I remember reading women’s magazines at
the end of high school and after I started college so I could learn about
clothes. Until the very end of high school, I refused to notice clothing or
fashion. I wanted only to cover my body—the more covered the better. I wore
loose jeans and oversized t-shirts and grandpa sweaters. I hadn’t yet heard of
the term “body conscious” but I certainly wouldn’t have been interested,
either. My standards in high-school were modest and utilitarian. The image I
wanted to present (insofar as I was even aware that I was presenting an image) was
that of someone who couldn’t be bothered to care about something so trivial
(and sensual, and sinful) as apparel.
Just
before I went off to college, I decided I didn’t want anyone to know I was
poor. I don’t think I was motivated by embarrassment so much as by pride: I
wanted to be ambiguous; I wanted it to be clear that I wanted for nothing even
though I was not wealthy. I bought my first pair of pants that actually fit me
and this was somewhat momentous.
Currently,
I buy a little above my means. The clothing I want is just a little nicer than
it needs to be. There is an image I want to present and it is important to me
that others see or sense the image I want to project. I want to look Put
Together. I want to be All Set. I want to look Appropriate.

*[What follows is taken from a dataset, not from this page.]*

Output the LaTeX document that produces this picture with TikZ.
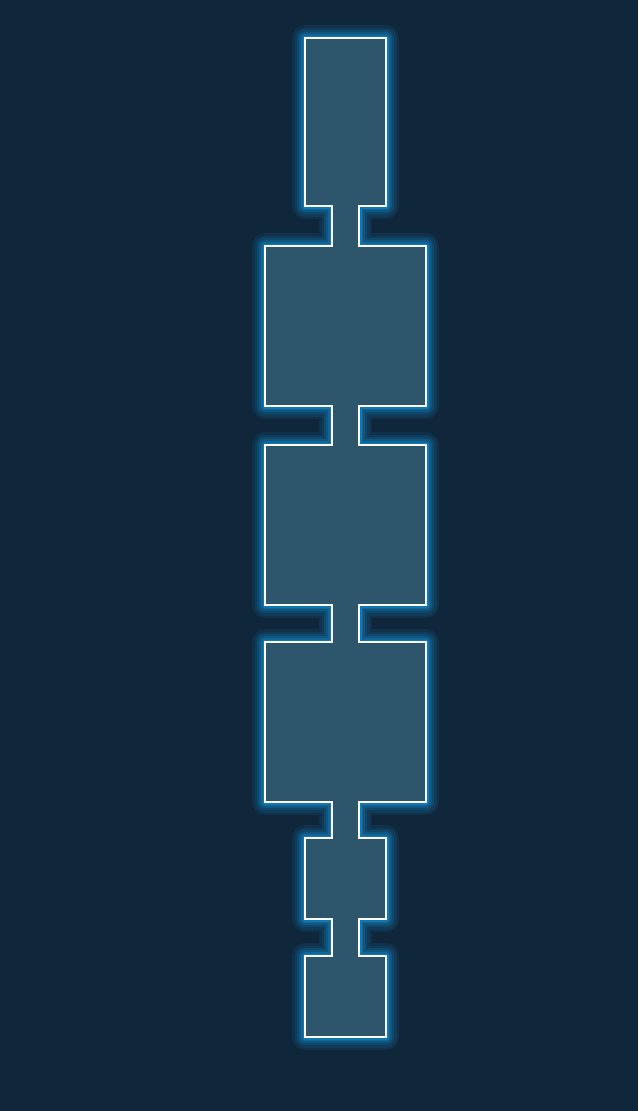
\documentclass[tikz,border=0pt]{standalone}
\definecolor{bgnavy}{HTML}{10263A}
\definecolor{tubefill}{HTML}{2D566D}
\definecolor{glowblue}{HTML}{1292D6}
\def\tubeoutline{(305,38) -- (386,38) -- (386,206) -- (359,206) -- (359,246) -- (426,246) -- (426,406) -- (359,406) -- (359,445) -- (426,445) -- (426,605) -- (359,605) -- (359,642) -- (426,642) -- (426,802) -- (359,802) -- (359,838) -- (386,838) -- (386,919) -- (359,919) -- (359,956) -- (386,956) -- (386,1037) -- (305,1037) -- (305,956) -- (332,956) -- (332,919) -- (305,919) -- (305,838) -- (332,838) -- (332,802) -- (265,802) -- (265,642) -- (332,642) -- (332,605) -- (265,605) -- (265,445) -- (332,445) -- (332,406) -- (265,406) -- (265,246) -- (332,246) -- (332,206) -- (305,206) -- cycle}
\begin{document}
\begin{tikzpicture}[x=1pt,y=-1pt]
\fill[bgnavy] (0,0) rectangle (638,1111);
\useasboundingbox (0,0) rectangle (638,1111);
% glow
\foreach \w/\op in {26/0.1,21/0.12,16/0.15,12/0.2,8/0.28,5/0.4} {
  \draw[glowblue, line width=\w pt, opacity=\op, line join=round] \tubeoutline;
}
\fill[tubefill] \tubeoutline;
\draw[white, line width=2.6pt, line join=miter] \tubeoutline;
\end{tikzpicture}
\end{document}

It makes sense to me that I want, for
myself, to be Put Together, All Set, and Appropriate. What is less clear is why
it matters that anyone/everyone else see this as well. Do I really imagine that
people will notice me and think to themselves, or tell their partners over
dinner “I saw a woman on the street today who was very Appropriately dressed,”
and that somehow I will earn credit for that acknowledgment?
Certainly what I want is approval. I do
want credit. I want a grade. I like grades: they have usually been quite good
and report cards full of As and +s are so gratifying. I want to be gratified. I
want to feel as though I am making progress and succeeding.
This makes relationships hard. I don’t
know what success looks like. I don’t know how to earn As and +s. I don’t know
how to graduate from kindergarten to first grade, let alone from college to
grad school. I do not know which skills to learn or how to learn them. In
school, one starts at the very beginning with the alphabet and numbers and
things. Amazingly difficult and complex concepts presented as though they were
elementary. I suppose they are, but they are also worthy of abstruse disquisitions.
But what is the equivalent to the alphabet here? Have I got the hang of the
alphabet, though, and am I actually already ready to start writing words and
doing simple addition? How do I know?
This feels even more difficult because I
know I am not an easy person. I tend toward nervousness. I overthink
everything. I make people uncomfortable. I am a little too intense. I am
awkward and aloof and introspective but I am also bossy and opinionated and a
know-it-all. I don’t pay attention or want to get involved, but I have a real
salesperson/missionary personality. I can sell myself, but I don’t know how to
give myself. Once I’ve convinced someone I am just the thing they need, I am
surprised that they’ve bought my sales pitch and…I can’t deliver on the
product. The pitch is the product and there’s nothing left to do but run away
and try the pitch on someone else.
I have been hoping, without acknowledging that I have been hoping, that my
future job will make good on my sales pitch. That I will have some Self to
offer to others when I have a job. When I am self-supporting, I will be Real
and will be able to back up my pitch.
It isn’t true, is it? Just like I learned
over three years ago that I had to choose to be happy before I would be happy,
and that no boy, friendship, doctoral position, job, book, dress, etc. would
magically push me over the mental fence that demarcated where happiness was and
was not; could and could not be. I had to move myself to “happy” first and then
expect different boys, friends, jobs, etc. to come. And they did come. And I am happy about that.
I have a hard time believing myself to be likable because I don’t even believe that there is any “me” to
like. At the same time, I want very, very much to be likable, and I
feel strongly that others should make the effort. But when they do, I am not sure how to believe them: I know that they just bought a lousy sales pitch. How can I trust their
judgment? That is precisely what I need to do: trust their judgment. There are
some people who claim to want to spend time with me. I need to believe them.
And so other peoples’ opinions can and do and should matter to me. Not about
the dresses I wear, but about the reality of my existence.